The regional context
Kenya is not alone in this trajectory. Across East Africa, Uganda, Tanzania, and Rwanda have each seen legislative or administrative actions in the past two years that human rights organisations have described as constraints on civic engagement. The pattern is sufficiently consistent that a 2025 report by a Nairobi-based research institute — referenced in the coalition's findings — identified a shared playbook: legal ambiguity as a first line of pressure, followed by economic marginalisation of affected outlets.
What distinguishes Kenya is the scale of its digital media economy and the extent to which foreign platforms now intermediate the relationship between citizens and news. In smaller regional economies, the state often directly controls broadcasting licences and printing infrastructure. Kenya's complexity lies in the fact that the squeeze comes from multiple directions simultaneously — and the digital advertising shift means that even a government committed to press freedom would find it difficult to prop up an independent media sector without confronting the structural economics of global platform consolidation.

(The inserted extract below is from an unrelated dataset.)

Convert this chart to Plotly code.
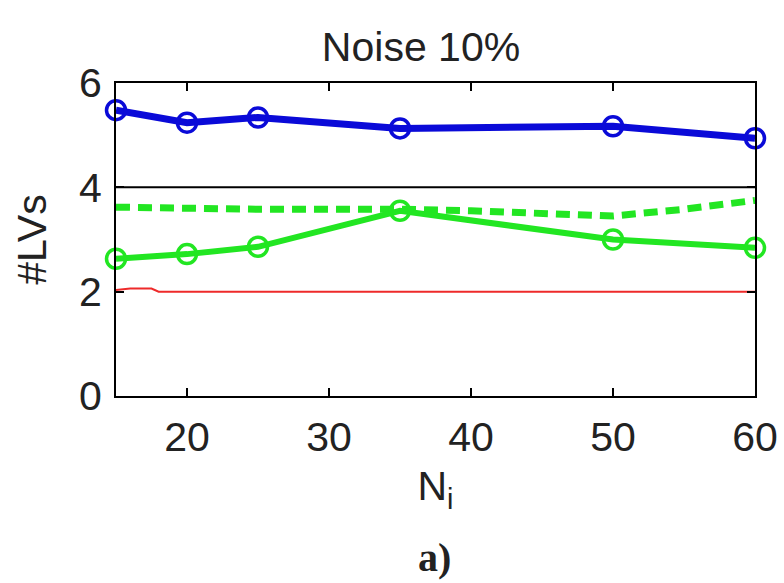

Stakes and what remains uncertain
If the pattern continues, the coalition's researchers warn that Kenya risks moving from a situation of constrained press freedom to a functional one — where the constraints are felt not through censorship orders but through the economic logic of who can afford to keep reporting. Several independent outlets in second-tier cities have already closed bureaux in the past eighteen months, citing inability to sustain operations.
What remains genuinely unclear is whether the advertising shift is a structural consequence of platform economics worldwide or whether Kenyan authorities have consciously leveraged the trend as a complementary tool of control. Sources inside both government and civil society say the evidence is ambiguous — the shift would likely have occurred regardless, but its timing and its effects coincide with a period of increased political sensitivity.
The coalition has requested a meeting with the Communications Authority and the Office of the Attorney General. As of 22 May 2026, neither had responded publicly.
This publication's analysis differs from the wire framing in one respect: most international coverage of Kenyan press freedom treats legal intimidation as the primary mechanism and economic displacement as a secondary concern. The evidence reviewed by Monexus suggests the two forces are now co-constitutive — each amplifying the other — and that neither can be addressed in isolation.